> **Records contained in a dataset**
::::

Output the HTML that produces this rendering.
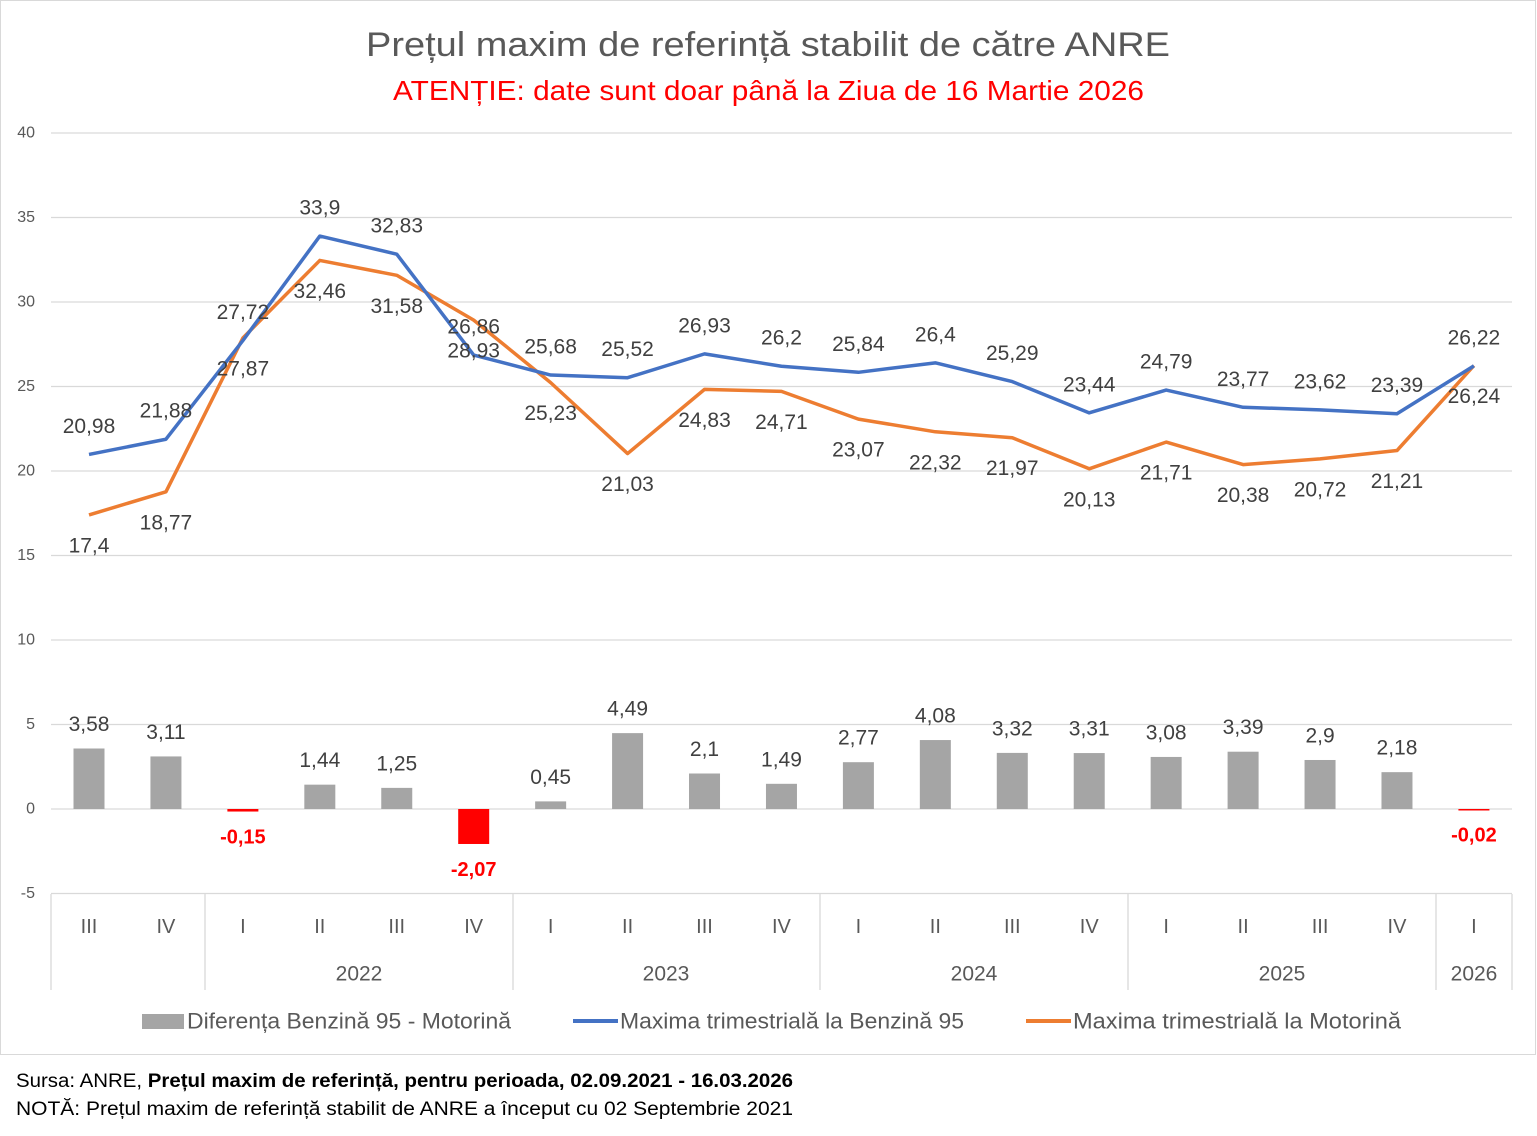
<!DOCTYPE html>
<html><head><meta charset="utf-8"><style>
body{margin:0;background:#fff;width:1537px;height:1131px;overflow:hidden;font-family:"Liberation Sans",Calibri,sans-serif}
</style></head><body>
<svg id="s" width="1537" height="1131" xmlns="http://www.w3.org/2000/svg" font-family="Liberation Sans, sans-serif">
<rect x="0.5" y="0.5" width="1535" height="1054" fill="#fff" stroke="#d9d9d9"/>
<text x="366" y="56" font-size="34" fill="#595959" textLength="804" lengthAdjust="spacingAndGlyphs">Prețul maxim de referință stabilit de către ANRE</text>
<text x="393" y="100" font-size="28" fill="#ff0000" textLength="751" lengthAdjust="spacingAndGlyphs">ATENȚIE: date sunt doar până la Ziua de 16 Martie 2026</text>
<text x="16" y="1087" font-size="19" fill="#000" textLength="777" lengthAdjust="spacingAndGlyphs">Sursa: ANRE, <tspan font-weight="bold">Prețul maxim de referință, pentru perioada, 02.09.2021 - 16.03.2026</tspan></text>
<text x="16" y="1115" font-size="19" fill="#000" textLength="777" lengthAdjust="spacingAndGlyphs">NOTĂ:  Prețul maxim de referință stabilit de ANRE a început cu 02 Septembrie 2021</text>
<g id="g"></g>
</svg>
<script>
var B=[20.98,21.88,27.72,33.9,32.83,26.86,25.68,25.52,26.93,26.2,25.84,26.4,25.29,23.44,24.79,23.77,23.62,23.39,26.22];
var O=[17.4,18.77,27.87,32.46,31.58,28.93,25.23,21.03,24.83,24.71,23.07,22.32,21.97,20.13,21.71,20.38,20.72,21.21,26.24];
var D=[3.58,3.11,-0.15,1.44,1.25,-2.07,0.45,4.49,2.1,1.49,2.77,4.08,3.32,3.31,3.08,3.39,2.9,2.18,-0.02];
var Q=["III","IV","I","II","III","IV","I","II","III","IV","I","II","III","IV","I","II","III","IV","I"];
function X(i){return 89+76.94*i}function Y(v){return 809-16.9*v}
function f(v){return String(v).replace('.',',')}
var h='';
for(var k=0;k<=9;k++){var v=40-5*k,y=Y(v);h+='<line x1="51" x2="1512" y1="'+y+'" y2="'+y+'" stroke="#d9d9d9" stroke-width="1.3"/>';
h+='<text x="35" y="'+y+'" text-anchor="end" font-size="16" fill="#595959" dominant-baseline="central">'+v+'</text>';}
[51,205,513,820,1128,1436,1512].forEach(function(x){h+='<line x1="'+x+'" x2="'+x+'" y1="894" y2="990" stroke="#d9d9d9" stroke-width="1.3"/>'});
Q.forEach(function(q,i){h+='<text x="'+X(i)+'" y="927" text-anchor="middle" font-size="20" fill="#595959" dominant-baseline="central">'+q+'</text>'});
[[359,"2022"],[666,"2023"],[974,"2024"],[1282,"2025"],[1474,"2026"]].forEach(function(a){h+='<text x="'+a[0]+'" y="974" text-anchor="middle" font-size="21" fill="#595959" dominant-baseline="central">'+a[1]+'</text>'});
D.forEach(function(d,i){var x=X(i)-15.5,y0=Y(0),y1=Y(d);var neg=d<0;
h+='<rect x="'+x+'" y="'+Math.min(y0,y1)+'" width="31" height="'+Math.max(1.5,Math.abs(y1-y0))+'" fill="'+(neg?'#ff0000':'#a5a5a5')+'"/>';
if(neg)h+='<text x="'+X(i)+'" y="'+(y1+26)+'" text-anchor="middle" font-size="20" font-weight="bold" fill="#ff0000" dominant-baseline="central">'+f(d)+'</text>';
else h+='<text x="'+X(i)+'" y="'+(y1-24)+'" text-anchor="middle" font-size="21" fill="#404040" dominant-baseline="central">'+f(d)+'</text>';});
function line(a,c){return '<polyline fill="none" stroke="'+c+'" stroke-width="3.5" stroke-linejoin="round" points="'+a.map(function(v,i){return X(i)+','+Y(v)}).join(' ')+'"/>'}
h+=line(O,'#ed7d31')+line(B,'#4472c4');
B.forEach(function(v,i){h+='<text x="'+X(i)+'" y="'+(Y(v)-28)+'" text-anchor="middle" font-size="21" fill="#404040" dominant-baseline="central">'+f(v)+'</text>'});
O.forEach(function(v,i){h+='<text x="'+X(i)+'" y="'+(Y(v)+31)+'" text-anchor="middle" font-size="21" fill="#404040" dominant-baseline="central">'+f(v)+'</text>'});
h+='<rect x="142" y="1014" width="42" height="15" fill="#a5a5a5"/><text x="187" y="1021" font-size="22" fill="#595959" dominant-baseline="central" textLength="324" lengthAdjust="spacingAndGlyphs">Diferența Benzină 95 - Motorină</text>';
h+='<line x1="573" x2="618" y1="1021" y2="1021" stroke="#4472c4" stroke-width="4"/><text x="620" y="1021" font-size="22" fill="#595959" dominant-baseline="central" textLength="344" lengthAdjust="spacingAndGlyphs">Maxima trimestrială la Benzină 95</text>';
h+='<line x1="1026" x2="1071" y1="1021" y2="1021" stroke="#ed7d31" stroke-width="4"/><text x="1073" y="1021" font-size="22" fill="#595959" dominant-baseline="central" textLength="328" lengthAdjust="spacingAndGlyphs">Maxima trimestrială la Motorină</text>';
document.getElementById('g').innerHTML=h;
</script>
</body></html>
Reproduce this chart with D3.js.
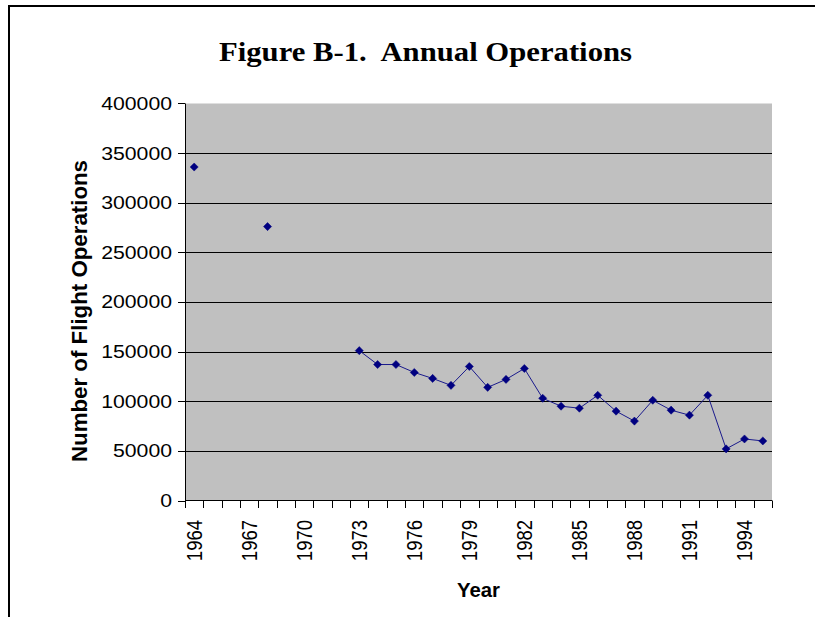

::::

> **WHAT IS NEEDED**
Return to the listing above and set it down exactly, leaving out its pictures.

> **EXERCISE OUTPUT**
Output the HTML that produces this rendering.
<!DOCTYPE html>
<html><head><meta charset="utf-8"><style>
body{margin:0;background:#fff;width:1537px;height:1131px;overflow:hidden;font-family:"Liberation Sans",Calibri,sans-serif}
</style></head><body>
<svg id="s" width="1537" height="1131" xmlns="http://www.w3.org/2000/svg" font-family="Liberation Sans, sans-serif">
<rect x="0.5" y="0.5" width="1535" height="1054" fill="#fff" stroke="#d9d9d9"/>
<text x="366" y="56" font-size="34" fill="#595959" textLength="804" lengthAdjust="spacingAndGlyphs">Prețul maxim de referință stabilit de către ANRE</text>
<text x="393" y="100" font-size="28" fill="#ff0000" textLength="751" lengthAdjust="spacingAndGlyphs">ATENȚIE: date sunt doar până la Ziua de 16 Martie 2026</text>
<text x="16" y="1087" font-size="19" fill="#000" textLength="777" lengthAdjust="spacingAndGlyphs">Sursa: ANRE, <tspan font-weight="bold">Prețul maxim de referință, pentru perioada, 02.09.2021 - 16.03.2026</tspan></text>
<text x="16" y="1115" font-size="19" fill="#000" textLength="777" lengthAdjust="spacingAndGlyphs">NOTĂ:  Prețul maxim de referință stabilit de ANRE a început cu 02 Septembrie 2021</text>
<g id="g"></g>
</svg>
<script>
var B=[20.98,21.88,27.72,33.9,32.83,26.86,25.68,25.52,26.93,26.2,25.84,26.4,25.29,23.44,24.79,23.77,23.62,23.39,26.22];
var O=[17.4,18.77,27.87,32.46,31.58,28.93,25.23,21.03,24.83,24.71,23.07,22.32,21.97,20.13,21.71,20.38,20.72,21.21,26.24];
var D=[3.58,3.11,-0.15,1.44,1.25,-2.07,0.45,4.49,2.1,1.49,2.77,4.08,3.32,3.31,3.08,3.39,2.9,2.18,-0.02];
var Q=["III","IV","I","II","III","IV","I","II","III","IV","I","II","III","IV","I","II","III","IV","I"];
function X(i){return 89+76.94*i}function Y(v){return 809-16.9*v}
function f(v){return String(v).replace('.',',')}
var h='';
for(var k=0;k<=9;k++){var v=40-5*k,y=Y(v);h+='<line x1="51" x2="1512" y1="'+y+'" y2="'+y+'" stroke="#d9d9d9" stroke-width="1.3"/>';
h+='<text x="35" y="'+y+'" text-anchor="end" font-size="16" fill="#595959" dominant-baseline="central">'+v+'</text>';}
[51,205,513,820,1128,1436,1512].forEach(function(x){h+='<line x1="'+x+'" x2="'+x+'" y1="894" y2="990" stroke="#d9d9d9" stroke-width="1.3"/>'});
Q.forEach(function(q,i){h+='<text x="'+X(i)+'" y="927" text-anchor="middle" font-size="20" fill="#595959" dominant-baseline="central">'+q+'</text>'});
[[359,"2022"],[666,"2023"],[974,"2024"],[1282,"2025"],[1474,"2026"]].forEach(function(a){h+='<text x="'+a[0]+'" y="974" text-anchor="middle" font-size="21" fill="#595959" dominant-baseline="central">'+a[1]+'</text>'});
D.forEach(function(d,i){var x=X(i)-15.5,y0=Y(0),y1=Y(d);var neg=d<0;
h+='<rect x="'+x+'" y="'+Math.min(y0,y1)+'" width="31" height="'+Math.max(1.5,Math.abs(y1-y0))+'" fill="'+(neg?'#ff0000':'#a5a5a5')+'"/>';
if(neg)h+='<text x="'+X(i)+'" y="'+(y1+26)+'" text-anchor="middle" font-size="20" font-weight="bold" fill="#ff0000" dominant-baseline="central">'+f(d)+'</text>';
else h+='<text x="'+X(i)+'" y="'+(y1-24)+'" text-anchor="middle" font-size="21" fill="#404040" dominant-baseline="central">'+f(d)+'</text>';});
function line(a,c){return '<polyline fill="none" stroke="'+c+'" stroke-width="3.5" stroke-linejoin="round" points="'+a.map(function(v,i){return X(i)+','+Y(v)}).join(' ')+'"/>'}
h+=line(O,'#ed7d31')+line(B,'#4472c4');
B.forEach(function(v,i){h+='<text x="'+X(i)+'" y="'+(Y(v)-28)+'" text-anchor="middle" font-size="21" fill="#404040" dominant-baseline="central">'+f(v)+'</text>'});
O.forEach(function(v,i){h+='<text x="'+X(i)+'" y="'+(Y(v)+31)+'" text-anchor="middle" font-size="21" fill="#404040" dominant-baseline="central">'+f(v)+'</text>'});
h+='<rect x="142" y="1014" width="42" height="15" fill="#a5a5a5"/><text x="187" y="1021" font-size="22" fill="#595959" dominant-baseline="central" textLength="324" lengthAdjust="spacingAndGlyphs">Diferența Benzină 95 - Motorină</text>';
h+='<line x1="573" x2="618" y1="1021" y2="1021" stroke="#4472c4" stroke-width="4"/><text x="620" y="1021" font-size="22" fill="#595959" dominant-baseline="central" textLength="344" lengthAdjust="spacingAndGlyphs">Maxima trimestrială la Benzină 95</text>';
h+='<line x1="1026" x2="1071" y1="1021" y2="1021" stroke="#ed7d31" stroke-width="4"/><text x="1073" y="1021" font-size="22" fill="#595959" dominant-baseline="central" textLength="328" lengthAdjust="spacingAndGlyphs">Maxima trimestrială la Motorină</text>';
document.getElementById('g').innerHTML=h;
</script>
</body></html>
Reproduce this chart with D3.js.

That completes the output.